WHAT TO PRODUCE: Of all the lines in the records below, how many hold the word "this"? Give the number alone.

RECORDS TO PROCESS:
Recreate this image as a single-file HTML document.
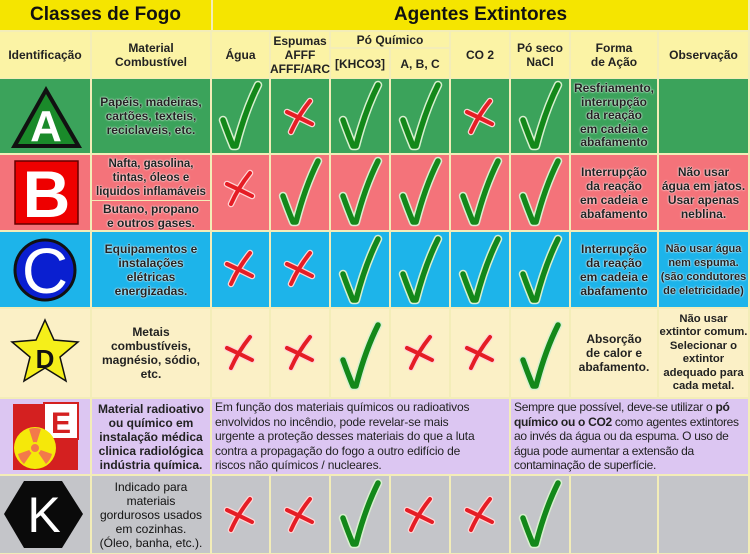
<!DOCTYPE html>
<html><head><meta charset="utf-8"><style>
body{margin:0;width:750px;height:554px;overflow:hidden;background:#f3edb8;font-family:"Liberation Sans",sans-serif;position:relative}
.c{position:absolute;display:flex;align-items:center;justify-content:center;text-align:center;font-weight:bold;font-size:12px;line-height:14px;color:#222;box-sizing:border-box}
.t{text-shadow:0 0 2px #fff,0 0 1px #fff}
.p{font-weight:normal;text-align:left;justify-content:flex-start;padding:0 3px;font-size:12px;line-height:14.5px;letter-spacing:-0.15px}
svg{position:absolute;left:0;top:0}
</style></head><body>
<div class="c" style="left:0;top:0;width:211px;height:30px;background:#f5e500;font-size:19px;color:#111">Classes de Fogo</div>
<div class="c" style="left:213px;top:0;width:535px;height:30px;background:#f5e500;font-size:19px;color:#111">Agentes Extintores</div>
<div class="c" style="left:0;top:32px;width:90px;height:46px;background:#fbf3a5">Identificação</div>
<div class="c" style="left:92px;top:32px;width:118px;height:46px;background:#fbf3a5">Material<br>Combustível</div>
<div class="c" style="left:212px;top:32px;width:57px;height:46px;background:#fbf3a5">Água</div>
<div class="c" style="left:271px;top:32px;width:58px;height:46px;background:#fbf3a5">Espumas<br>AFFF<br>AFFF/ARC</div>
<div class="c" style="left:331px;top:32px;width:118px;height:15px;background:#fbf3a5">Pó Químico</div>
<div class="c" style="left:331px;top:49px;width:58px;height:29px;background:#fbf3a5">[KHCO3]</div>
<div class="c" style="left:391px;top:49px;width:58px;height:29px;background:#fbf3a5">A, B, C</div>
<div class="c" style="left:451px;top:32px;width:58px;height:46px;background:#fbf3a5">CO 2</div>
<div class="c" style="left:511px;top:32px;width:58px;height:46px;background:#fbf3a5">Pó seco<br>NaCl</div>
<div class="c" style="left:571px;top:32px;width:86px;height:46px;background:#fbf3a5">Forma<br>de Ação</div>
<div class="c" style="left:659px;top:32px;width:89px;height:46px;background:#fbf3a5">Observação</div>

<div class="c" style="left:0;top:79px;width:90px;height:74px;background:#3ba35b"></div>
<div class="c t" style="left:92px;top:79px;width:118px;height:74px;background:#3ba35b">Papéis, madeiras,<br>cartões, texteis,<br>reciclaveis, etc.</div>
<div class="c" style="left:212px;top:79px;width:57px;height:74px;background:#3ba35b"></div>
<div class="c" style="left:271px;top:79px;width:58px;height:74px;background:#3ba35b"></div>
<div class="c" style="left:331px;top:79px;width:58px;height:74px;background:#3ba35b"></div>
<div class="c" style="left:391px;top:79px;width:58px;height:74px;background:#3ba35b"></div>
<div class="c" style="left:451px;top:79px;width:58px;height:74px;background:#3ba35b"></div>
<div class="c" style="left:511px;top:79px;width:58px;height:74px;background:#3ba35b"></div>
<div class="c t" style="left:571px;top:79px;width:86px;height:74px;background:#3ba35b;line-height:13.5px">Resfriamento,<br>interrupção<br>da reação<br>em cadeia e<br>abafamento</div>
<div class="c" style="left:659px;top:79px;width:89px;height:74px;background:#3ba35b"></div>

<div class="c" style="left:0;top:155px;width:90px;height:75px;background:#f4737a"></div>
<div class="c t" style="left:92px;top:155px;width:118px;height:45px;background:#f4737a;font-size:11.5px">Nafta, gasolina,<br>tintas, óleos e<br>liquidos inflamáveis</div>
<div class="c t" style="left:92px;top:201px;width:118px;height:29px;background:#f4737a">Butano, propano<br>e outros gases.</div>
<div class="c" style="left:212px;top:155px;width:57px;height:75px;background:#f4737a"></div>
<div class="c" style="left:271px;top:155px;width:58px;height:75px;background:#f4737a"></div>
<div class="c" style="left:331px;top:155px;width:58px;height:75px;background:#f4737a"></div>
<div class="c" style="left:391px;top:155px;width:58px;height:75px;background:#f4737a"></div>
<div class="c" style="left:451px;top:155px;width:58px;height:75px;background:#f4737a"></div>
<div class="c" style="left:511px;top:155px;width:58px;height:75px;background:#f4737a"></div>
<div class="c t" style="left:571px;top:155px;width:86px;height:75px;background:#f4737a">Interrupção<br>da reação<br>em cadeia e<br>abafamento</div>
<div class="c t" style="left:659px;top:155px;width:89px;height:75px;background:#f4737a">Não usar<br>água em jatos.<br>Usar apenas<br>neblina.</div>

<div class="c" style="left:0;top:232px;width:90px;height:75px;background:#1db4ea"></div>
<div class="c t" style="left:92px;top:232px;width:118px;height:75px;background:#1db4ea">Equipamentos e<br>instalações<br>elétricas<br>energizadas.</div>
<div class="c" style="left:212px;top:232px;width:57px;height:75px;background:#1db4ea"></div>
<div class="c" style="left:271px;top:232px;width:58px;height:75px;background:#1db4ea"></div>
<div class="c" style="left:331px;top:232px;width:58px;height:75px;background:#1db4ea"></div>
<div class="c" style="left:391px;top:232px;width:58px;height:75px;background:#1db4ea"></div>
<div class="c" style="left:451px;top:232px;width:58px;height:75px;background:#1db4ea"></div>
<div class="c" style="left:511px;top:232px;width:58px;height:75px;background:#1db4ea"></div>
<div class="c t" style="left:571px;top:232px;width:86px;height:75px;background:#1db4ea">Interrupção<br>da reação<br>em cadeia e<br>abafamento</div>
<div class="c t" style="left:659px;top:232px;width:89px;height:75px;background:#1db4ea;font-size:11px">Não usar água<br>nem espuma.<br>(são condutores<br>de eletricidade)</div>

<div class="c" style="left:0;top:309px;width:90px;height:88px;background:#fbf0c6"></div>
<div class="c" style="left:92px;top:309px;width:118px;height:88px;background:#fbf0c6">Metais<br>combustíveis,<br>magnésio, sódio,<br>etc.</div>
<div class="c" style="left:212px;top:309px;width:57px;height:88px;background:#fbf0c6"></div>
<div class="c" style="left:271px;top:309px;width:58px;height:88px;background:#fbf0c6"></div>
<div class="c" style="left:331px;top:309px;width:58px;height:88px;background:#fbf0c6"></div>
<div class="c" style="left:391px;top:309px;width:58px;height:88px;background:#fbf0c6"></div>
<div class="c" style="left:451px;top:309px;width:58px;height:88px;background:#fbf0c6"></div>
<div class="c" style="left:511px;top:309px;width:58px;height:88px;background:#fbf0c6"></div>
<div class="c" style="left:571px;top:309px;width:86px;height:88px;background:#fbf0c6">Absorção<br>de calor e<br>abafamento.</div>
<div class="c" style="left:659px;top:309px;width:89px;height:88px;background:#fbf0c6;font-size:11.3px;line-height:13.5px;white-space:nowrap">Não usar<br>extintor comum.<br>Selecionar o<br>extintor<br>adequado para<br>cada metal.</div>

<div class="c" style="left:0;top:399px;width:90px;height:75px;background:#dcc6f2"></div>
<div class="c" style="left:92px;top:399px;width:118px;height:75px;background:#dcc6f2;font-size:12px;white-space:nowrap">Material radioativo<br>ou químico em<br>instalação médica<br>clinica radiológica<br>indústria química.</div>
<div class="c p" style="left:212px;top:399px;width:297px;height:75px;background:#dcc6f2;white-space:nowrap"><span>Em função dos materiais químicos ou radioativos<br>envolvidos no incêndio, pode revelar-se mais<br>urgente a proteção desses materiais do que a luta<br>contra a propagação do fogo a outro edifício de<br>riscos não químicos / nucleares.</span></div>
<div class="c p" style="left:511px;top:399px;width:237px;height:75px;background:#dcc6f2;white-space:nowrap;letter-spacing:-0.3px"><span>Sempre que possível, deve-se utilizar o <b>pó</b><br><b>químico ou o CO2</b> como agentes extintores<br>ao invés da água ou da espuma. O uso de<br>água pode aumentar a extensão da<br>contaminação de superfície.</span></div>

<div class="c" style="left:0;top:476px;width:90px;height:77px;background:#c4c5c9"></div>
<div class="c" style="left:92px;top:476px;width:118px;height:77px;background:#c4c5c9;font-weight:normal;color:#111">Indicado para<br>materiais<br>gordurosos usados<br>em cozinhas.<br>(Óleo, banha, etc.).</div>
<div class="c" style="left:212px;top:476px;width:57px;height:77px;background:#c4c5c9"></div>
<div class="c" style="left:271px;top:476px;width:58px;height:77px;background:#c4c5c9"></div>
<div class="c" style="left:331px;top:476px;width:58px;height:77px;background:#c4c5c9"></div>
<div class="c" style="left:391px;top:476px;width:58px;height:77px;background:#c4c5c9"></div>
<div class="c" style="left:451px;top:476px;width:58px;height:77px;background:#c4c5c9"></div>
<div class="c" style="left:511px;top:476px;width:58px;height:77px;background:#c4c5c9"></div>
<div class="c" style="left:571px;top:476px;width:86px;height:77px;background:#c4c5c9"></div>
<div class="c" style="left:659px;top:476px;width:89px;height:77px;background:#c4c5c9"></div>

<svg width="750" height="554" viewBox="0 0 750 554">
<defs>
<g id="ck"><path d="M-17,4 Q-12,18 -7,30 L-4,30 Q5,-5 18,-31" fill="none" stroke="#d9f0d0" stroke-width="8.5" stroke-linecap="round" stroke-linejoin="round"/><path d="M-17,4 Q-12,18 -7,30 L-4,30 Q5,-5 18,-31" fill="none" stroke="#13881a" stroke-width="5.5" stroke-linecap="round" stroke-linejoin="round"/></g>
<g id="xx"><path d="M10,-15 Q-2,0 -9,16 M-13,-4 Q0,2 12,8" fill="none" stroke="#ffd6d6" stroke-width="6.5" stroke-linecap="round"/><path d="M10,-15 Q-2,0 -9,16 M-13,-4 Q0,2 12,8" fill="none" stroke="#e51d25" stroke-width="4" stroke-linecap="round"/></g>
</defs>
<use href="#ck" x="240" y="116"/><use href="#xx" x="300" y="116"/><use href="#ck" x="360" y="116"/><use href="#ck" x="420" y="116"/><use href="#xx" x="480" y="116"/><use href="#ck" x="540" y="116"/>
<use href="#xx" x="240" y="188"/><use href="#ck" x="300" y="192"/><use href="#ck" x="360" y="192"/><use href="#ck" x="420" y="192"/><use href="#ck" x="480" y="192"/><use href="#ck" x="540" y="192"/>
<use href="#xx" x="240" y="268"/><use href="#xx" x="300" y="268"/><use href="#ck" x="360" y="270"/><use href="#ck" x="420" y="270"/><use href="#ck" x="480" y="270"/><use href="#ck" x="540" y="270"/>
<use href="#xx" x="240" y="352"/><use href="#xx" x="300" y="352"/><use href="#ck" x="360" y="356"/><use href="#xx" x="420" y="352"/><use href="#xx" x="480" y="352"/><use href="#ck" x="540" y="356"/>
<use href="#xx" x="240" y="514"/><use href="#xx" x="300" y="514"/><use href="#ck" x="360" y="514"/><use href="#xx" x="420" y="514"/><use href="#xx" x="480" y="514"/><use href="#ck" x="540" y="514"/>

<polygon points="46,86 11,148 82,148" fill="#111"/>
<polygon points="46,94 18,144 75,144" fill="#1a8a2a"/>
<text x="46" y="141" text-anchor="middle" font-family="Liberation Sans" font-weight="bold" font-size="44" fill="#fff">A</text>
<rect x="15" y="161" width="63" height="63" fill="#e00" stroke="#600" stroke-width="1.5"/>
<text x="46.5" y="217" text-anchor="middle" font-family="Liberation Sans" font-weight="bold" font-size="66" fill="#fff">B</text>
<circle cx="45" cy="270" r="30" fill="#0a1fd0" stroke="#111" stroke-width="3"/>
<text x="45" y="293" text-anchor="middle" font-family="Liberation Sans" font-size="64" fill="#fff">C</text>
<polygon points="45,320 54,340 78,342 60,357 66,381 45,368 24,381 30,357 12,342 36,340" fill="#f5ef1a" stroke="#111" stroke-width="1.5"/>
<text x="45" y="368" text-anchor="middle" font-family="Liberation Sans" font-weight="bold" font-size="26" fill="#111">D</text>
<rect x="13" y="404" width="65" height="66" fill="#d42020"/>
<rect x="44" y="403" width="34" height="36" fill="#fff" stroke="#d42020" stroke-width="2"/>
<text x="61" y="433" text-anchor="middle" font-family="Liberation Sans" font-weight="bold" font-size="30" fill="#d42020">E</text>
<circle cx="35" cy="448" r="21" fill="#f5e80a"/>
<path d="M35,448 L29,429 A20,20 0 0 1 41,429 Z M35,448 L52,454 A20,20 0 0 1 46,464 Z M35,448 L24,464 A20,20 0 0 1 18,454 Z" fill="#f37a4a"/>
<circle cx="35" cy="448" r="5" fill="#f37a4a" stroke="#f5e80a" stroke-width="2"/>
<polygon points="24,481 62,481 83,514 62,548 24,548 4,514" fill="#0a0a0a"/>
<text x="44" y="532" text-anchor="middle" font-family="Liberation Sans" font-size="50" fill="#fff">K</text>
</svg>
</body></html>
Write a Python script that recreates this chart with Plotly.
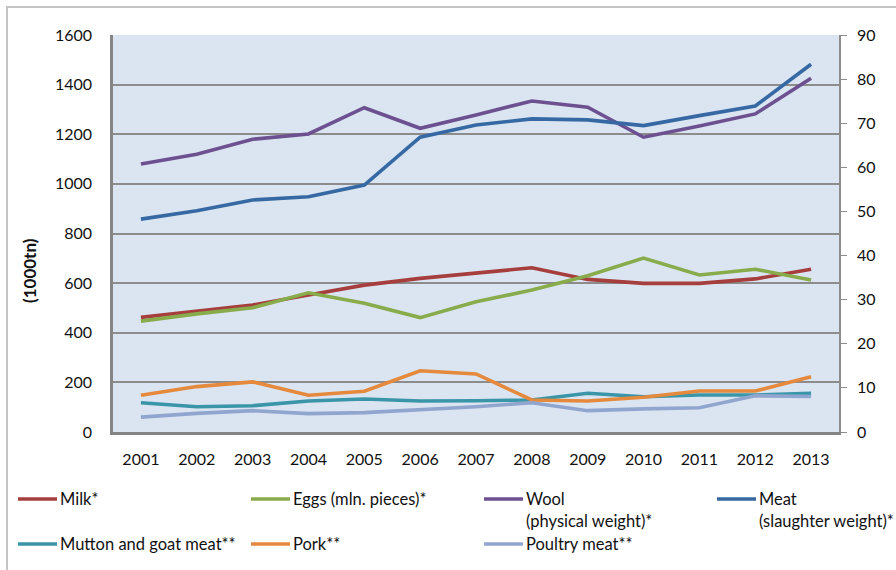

WORKED ANSWER: 2